== DATA PROVIDED ==
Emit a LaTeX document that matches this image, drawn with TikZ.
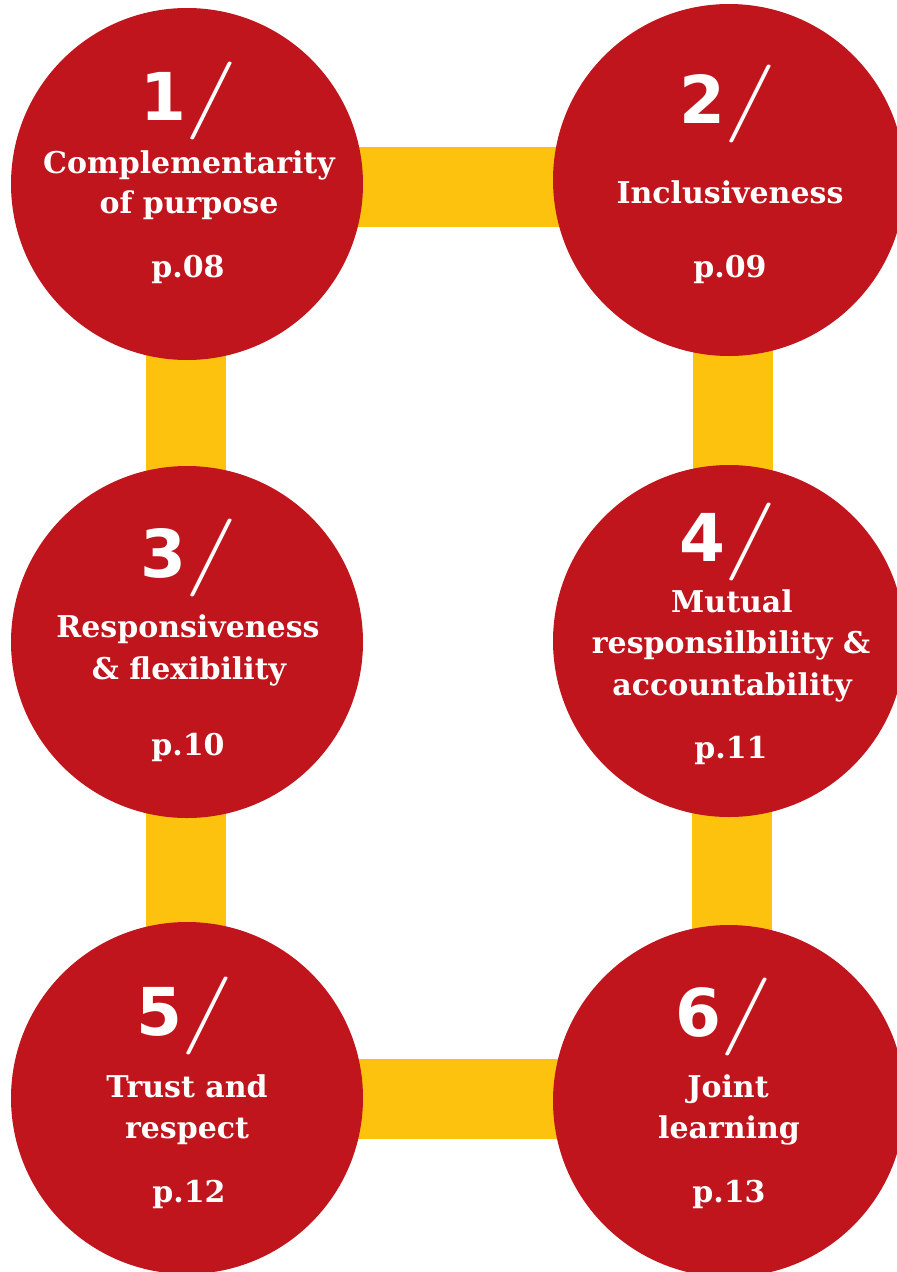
\documentclass[tikz,border=0pt]{standalone}
\usepackage{fontspec}
\usepackage{graphicx}
\setmainfont{DejaVu Serif}
\newfontfamily\digitfont{DejaVu Sans}
\newfontfamily\slashfont{Latin Modern Roman}
\usetikzlibrary{backgrounds}
\definecolor{discred}{RGB}{193,21,29}
\definecolor{baryellow}{RGB}{253,194,14}
\tikzset{
  disc/.style={circle, fill=discred, minimum size=352pt, inner sep=0pt, draw=none},
  bar/.style={draw=baryellow, line width=80pt, line cap=butt},
  num/.style={text=white, inner sep=0pt, anchor=base, font=\digitfont\bfseries\fontsize{66}{66}\selectfont},
  ttl/.style={text=white, inner sep=0pt, anchor=base, font=\bfseries\fontsize{30}{36}\selectfont},
  pg/.style={ttl}
}
\newcommand{\numsl}[1]{#1\kern-1pt{\slashfont\mdseries\fontsize{78}{78}\selectfont\scalebox{1.45}[1]{/}}}
\begin{document}
\begin{tikzpicture}[x=1pt,y=-1pt]
\useasboundingbox (0,0) rectangle (897,1272);
\node[disc] (c1) at (187,184) {};
\node[disc] (c2) at (729,180) {};
\node[disc] (c3) at (187,642) {};
\node[disc] (c4) at (729,641) {};
\node[disc] (c5) at (187,1098) {};
\node[disc] (c6) at (729,1101) {};
\begin{pgfonlayer}{background}
\draw[bar] ([yshift=-3pt]c1.center) -- ([yshift=-3pt]c1.center -| c2.center);
\draw[bar] ([xshift=-1.5pt]c1.center) -- ([xshift=-1.5pt]c1.center |- c3.center);
\draw[bar] ([xshift=-1.5pt]c3.center) -- ([xshift=-1.5pt]c3.center |- c5.center);
\draw[bar] ([xshift=3.5pt]c2.center) -- ([xshift=3.5pt]c2.center |- c4.center);
\draw[bar] ([xshift=2.5pt]c4.center) -- ([xshift=2.5pt]c4.center |- c6.center);
\draw[bar] ([yshift=-0.5pt]c5.center) -- ([yshift=-0.5pt]c5.center -| c6.center);
\end{pgfonlayer}
% circle 1
\node[num] (n1) at (188.5,120) {\numsl{1}};
\node[ttl] (t1a) at (189,173) {Complementarity};
\node[ttl] (t1b) at (189,213) {of purpose};
\node[pg] (p1) at (188,277) {p.08};
% circle 2
\node[num] (n2) at (728,123) {\numsl{2}};
\node[ttl] (t2a) at (730,203) {Inclusiveness};
\node[pg] (p2) at (730,277) {p.09};
% circle 3
\node[num] (n3) at (189,577) {\numsl{3}};
\node[ttl] (t3a) at (188,637) {Responsiveness};
\node[ttl] (t3b) at (189,679) {\& flexibility};
\node[pg] (p3) at (188,755) {p.10};
% circle 4
\node[num] (n4) at (728,561) {\numsl{4}};
\node[ttl] (t4a) at (732,612) {Mutual};
\node[ttl] (t4b) at (731,653) {responsilbility \&};
\node[ttl] (t4c) at (732,695) {accountability};
\node[pg] (p4) at (731,758) {p.11};
% circle 5
\node[num] (n5) at (185,1035) {\numsl{5}};
\node[ttl] (t5a) at (187,1097) {Trust and};
\node[ttl] (t5b) at (187,1138) {respect};
\node[pg] (p5) at (189,1202) {p.12};
% circle 6
\node[num] (n6) at (724,1036) {\numsl{6}};
\node[ttl] (t6a) at (728,1097) {Joint};
\node[ttl] (t6b) at (729,1138) {learning};
\node[pg] (p6) at (729,1202) {p.13};
\end{tikzpicture}
\end{document}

== YOUR INSTRUCTIONS ==
Transcribe the listing in full. Omit the pictures and keep every line exact.

== WORKED ANSWER ==
Emit a LaTeX document that matches this image, drawn with TikZ.
\documentclass[tikz,border=0pt]{standalone}
\usepackage{fontspec}
\usepackage{graphicx}
\setmainfont{DejaVu Serif}
\newfontfamily\digitfont{DejaVu Sans}
\newfontfamily\slashfont{Latin Modern Roman}
\usetikzlibrary{backgrounds}
\definecolor{discred}{RGB}{193,21,29}
\definecolor{baryellow}{RGB}{253,194,14}
\tikzset{
  disc/.style={circle, fill=discred, minimum size=352pt, inner sep=0pt, draw=none},
  bar/.style={draw=baryellow, line width=80pt, line cap=butt},
  num/.style={text=white, inner sep=0pt, anchor=base, font=\digitfont\bfseries\fontsize{66}{66}\selectfont},
  ttl/.style={text=white, inner sep=0pt, anchor=base, font=\bfseries\fontsize{30}{36}\selectfont},
  pg/.style={ttl}
}
\newcommand{\numsl}[1]{#1\kern-1pt{\slashfont\mdseries\fontsize{78}{78}\selectfont\scalebox{1.45}[1]{/}}}
\begin{document}
\begin{tikzpicture}[x=1pt,y=-1pt]
\useasboundingbox (0,0) rectangle (897,1272);
\node[disc] (c1) at (187,184) {};
\node[disc] (c2) at (729,180) {};
\node[disc] (c3) at (187,642) {};
\node[disc] (c4) at (729,641) {};
\node[disc] (c5) at (187,1098) {};
\node[disc] (c6) at (729,1101) {};
\begin{pgfonlayer}{background}
\draw[bar] ([yshift=-3pt]c1.center) -- ([yshift=-3pt]c1.center -| c2.center);
\draw[bar] ([xshift=-1.5pt]c1.center) -- ([xshift=-1.5pt]c1.center |- c3.center);
\draw[bar] ([xshift=-1.5pt]c3.center) -- ([xshift=-1.5pt]c3.center |- c5.center);
\draw[bar] ([xshift=3.5pt]c2.center) -- ([xshift=3.5pt]c2.center |- c4.center);
\draw[bar] ([xshift=2.5pt]c4.center) -- ([xshift=2.5pt]c4.center |- c6.center);
\draw[bar] ([yshift=-0.5pt]c5.center) -- ([yshift=-0.5pt]c5.center -| c6.center);
\end{pgfonlayer}
% circle 1
\node[num] (n1) at (188.5,120) {\numsl{1}};
\node[ttl] (t1a) at (189,173) {Complementarity};
\node[ttl] (t1b) at (189,213) {of purpose};
\node[pg] (p1) at (188,277) {p.08};
% circle 2
\node[num] (n2) at (728,123) {\numsl{2}};
\node[ttl] (t2a) at (730,203) {Inclusiveness};
\node[pg] (p2) at (730,277) {p.09};
% circle 3
\node[num] (n3) at (189,577) {\numsl{3}};
\node[ttl] (t3a) at (188,637) {Responsiveness};
\node[ttl] (t3b) at (189,679) {\& flexibility};
\node[pg] (p3) at (188,755) {p.10};
% circle 4
\node[num] (n4) at (728,561) {\numsl{4}};
\node[ttl] (t4a) at (732,612) {Mutual};
\node[ttl] (t4b) at (731,653) {responsilbility \&};
\node[ttl] (t4c) at (732,695) {accountability};
\node[pg] (p4) at (731,758) {p.11};
% circle 5
\node[num] (n5) at (185,1035) {\numsl{5}};
\node[ttl] (t5a) at (187,1097) {Trust and};
\node[ttl] (t5b) at (187,1138) {respect};
\node[pg] (p5) at (189,1202) {p.12};
% circle 6
\node[num] (n6) at (724,1036) {\numsl{6}};
\node[ttl] (t6a) at (728,1097) {Joint};
\node[ttl] (t6b) at (729,1138) {learning};
\node[pg] (p6) at (729,1202) {p.13};
\end{tikzpicture}
\end{document}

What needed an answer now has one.